EXERCISE REQUIREMENTS: In the lines below, output everything from the first line through the line containing "37, 38, 39];" exactly as it is. Pictures are not part of the output.

* BEGIN *

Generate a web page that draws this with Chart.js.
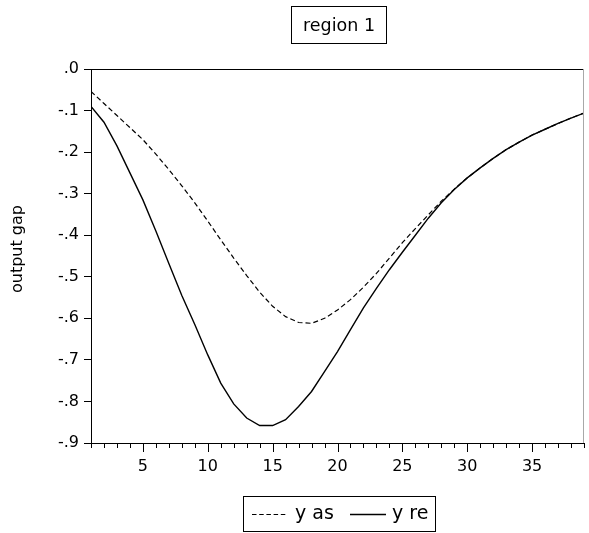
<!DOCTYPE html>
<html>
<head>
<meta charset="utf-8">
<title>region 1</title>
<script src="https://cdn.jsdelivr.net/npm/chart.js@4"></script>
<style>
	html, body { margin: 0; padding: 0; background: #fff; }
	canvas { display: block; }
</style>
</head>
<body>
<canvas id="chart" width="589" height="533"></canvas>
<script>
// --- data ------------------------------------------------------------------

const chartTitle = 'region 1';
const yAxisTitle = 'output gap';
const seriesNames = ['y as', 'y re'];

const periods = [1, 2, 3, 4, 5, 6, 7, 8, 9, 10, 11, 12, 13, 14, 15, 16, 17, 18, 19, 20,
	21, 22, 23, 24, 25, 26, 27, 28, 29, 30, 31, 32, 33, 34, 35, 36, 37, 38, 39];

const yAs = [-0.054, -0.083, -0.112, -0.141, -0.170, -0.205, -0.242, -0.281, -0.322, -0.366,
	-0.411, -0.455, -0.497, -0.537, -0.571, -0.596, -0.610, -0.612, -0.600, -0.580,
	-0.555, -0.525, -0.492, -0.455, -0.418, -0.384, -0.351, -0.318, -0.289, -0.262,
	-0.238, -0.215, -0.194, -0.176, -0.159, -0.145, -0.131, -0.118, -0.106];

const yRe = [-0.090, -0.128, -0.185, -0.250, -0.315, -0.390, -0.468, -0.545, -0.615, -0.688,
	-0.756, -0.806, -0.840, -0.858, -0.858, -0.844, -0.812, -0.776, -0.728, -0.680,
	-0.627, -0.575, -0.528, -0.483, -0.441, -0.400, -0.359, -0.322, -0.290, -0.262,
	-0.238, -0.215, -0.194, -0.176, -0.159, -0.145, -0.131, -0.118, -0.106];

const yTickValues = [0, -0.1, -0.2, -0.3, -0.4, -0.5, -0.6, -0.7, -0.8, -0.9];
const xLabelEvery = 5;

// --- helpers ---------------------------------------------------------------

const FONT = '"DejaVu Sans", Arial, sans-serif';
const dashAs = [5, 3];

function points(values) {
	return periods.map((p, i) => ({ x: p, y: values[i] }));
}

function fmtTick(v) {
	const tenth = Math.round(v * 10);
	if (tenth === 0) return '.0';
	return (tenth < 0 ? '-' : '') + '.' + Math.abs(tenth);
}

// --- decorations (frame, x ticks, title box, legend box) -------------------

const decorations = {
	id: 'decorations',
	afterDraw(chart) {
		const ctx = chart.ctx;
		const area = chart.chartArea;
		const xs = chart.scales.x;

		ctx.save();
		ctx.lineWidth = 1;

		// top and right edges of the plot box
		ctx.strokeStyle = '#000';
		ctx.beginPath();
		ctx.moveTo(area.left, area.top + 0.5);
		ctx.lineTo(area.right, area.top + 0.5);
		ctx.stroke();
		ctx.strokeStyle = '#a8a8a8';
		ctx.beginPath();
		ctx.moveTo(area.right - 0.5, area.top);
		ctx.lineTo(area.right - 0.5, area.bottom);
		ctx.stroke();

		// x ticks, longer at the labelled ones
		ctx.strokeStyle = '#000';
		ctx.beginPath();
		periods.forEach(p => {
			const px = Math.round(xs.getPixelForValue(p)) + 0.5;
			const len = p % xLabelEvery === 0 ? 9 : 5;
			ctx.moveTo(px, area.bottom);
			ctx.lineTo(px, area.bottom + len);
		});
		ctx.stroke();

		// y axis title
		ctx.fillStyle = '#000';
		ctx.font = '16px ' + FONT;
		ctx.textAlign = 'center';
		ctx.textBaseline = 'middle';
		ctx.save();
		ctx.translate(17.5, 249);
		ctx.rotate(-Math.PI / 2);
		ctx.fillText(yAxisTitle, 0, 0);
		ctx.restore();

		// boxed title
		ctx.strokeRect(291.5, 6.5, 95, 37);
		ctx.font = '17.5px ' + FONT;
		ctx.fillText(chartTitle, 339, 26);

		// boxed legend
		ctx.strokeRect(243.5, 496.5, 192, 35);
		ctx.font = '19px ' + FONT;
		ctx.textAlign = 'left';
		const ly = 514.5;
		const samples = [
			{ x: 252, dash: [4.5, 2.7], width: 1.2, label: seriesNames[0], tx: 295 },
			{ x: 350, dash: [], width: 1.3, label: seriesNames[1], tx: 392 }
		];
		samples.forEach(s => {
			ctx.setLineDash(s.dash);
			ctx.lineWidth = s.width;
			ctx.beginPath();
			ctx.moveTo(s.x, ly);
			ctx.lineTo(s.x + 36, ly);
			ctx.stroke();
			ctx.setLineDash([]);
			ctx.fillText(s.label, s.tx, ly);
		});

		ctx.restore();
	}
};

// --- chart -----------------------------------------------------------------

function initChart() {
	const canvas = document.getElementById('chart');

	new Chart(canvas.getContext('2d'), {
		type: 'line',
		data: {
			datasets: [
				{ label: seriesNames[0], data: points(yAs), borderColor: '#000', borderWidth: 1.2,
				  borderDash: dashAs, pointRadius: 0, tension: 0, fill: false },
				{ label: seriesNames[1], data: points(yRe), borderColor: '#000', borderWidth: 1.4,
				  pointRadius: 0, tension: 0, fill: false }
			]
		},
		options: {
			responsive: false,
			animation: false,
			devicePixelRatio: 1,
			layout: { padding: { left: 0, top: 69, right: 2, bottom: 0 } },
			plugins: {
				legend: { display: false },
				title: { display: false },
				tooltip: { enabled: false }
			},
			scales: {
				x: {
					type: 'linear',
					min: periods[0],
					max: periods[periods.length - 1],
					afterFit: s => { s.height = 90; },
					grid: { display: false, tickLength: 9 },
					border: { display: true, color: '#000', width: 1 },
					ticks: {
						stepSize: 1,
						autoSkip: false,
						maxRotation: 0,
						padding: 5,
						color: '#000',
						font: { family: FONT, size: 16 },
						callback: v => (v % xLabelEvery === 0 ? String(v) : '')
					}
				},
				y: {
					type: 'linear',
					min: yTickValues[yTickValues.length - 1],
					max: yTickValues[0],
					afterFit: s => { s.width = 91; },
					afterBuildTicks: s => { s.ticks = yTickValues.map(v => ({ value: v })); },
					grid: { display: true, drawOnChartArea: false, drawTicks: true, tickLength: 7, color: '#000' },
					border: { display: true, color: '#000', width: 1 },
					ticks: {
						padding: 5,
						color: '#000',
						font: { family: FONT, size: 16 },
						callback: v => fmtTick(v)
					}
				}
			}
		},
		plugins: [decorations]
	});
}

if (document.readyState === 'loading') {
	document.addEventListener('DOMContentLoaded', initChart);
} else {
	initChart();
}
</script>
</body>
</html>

* END *

EXERCISE OUTPUT:
Generate a web page that draws this with Chart.js.
<!DOCTYPE html>
<html>
<head>
<meta charset="utf-8">
<title>region 1</title>
<script src="https://cdn.jsdelivr.net/npm/chart.js@4"></script>
<style>
	html, body { margin: 0; padding: 0; background: #fff; }
	canvas { display: block; }
</style>
</head>
<body>
<canvas id="chart" width="589" height="533"></canvas>
<script>
// --- data ------------------------------------------------------------------

const chartTitle = 'region 1';
const yAxisTitle = 'output gap';
const seriesNames = ['y as', 'y re'];

const periods = [1, 2, 3, 4, 5, 6, 7, 8, 9, 10, 11, 12, 13, 14, 15, 16, 17, 18, 19, 20,
	21, 22, 23, 24, 25, 26, 27, 28, 29, 30, 31, 32, 33, 34, 35, 36, 37, 38, 39];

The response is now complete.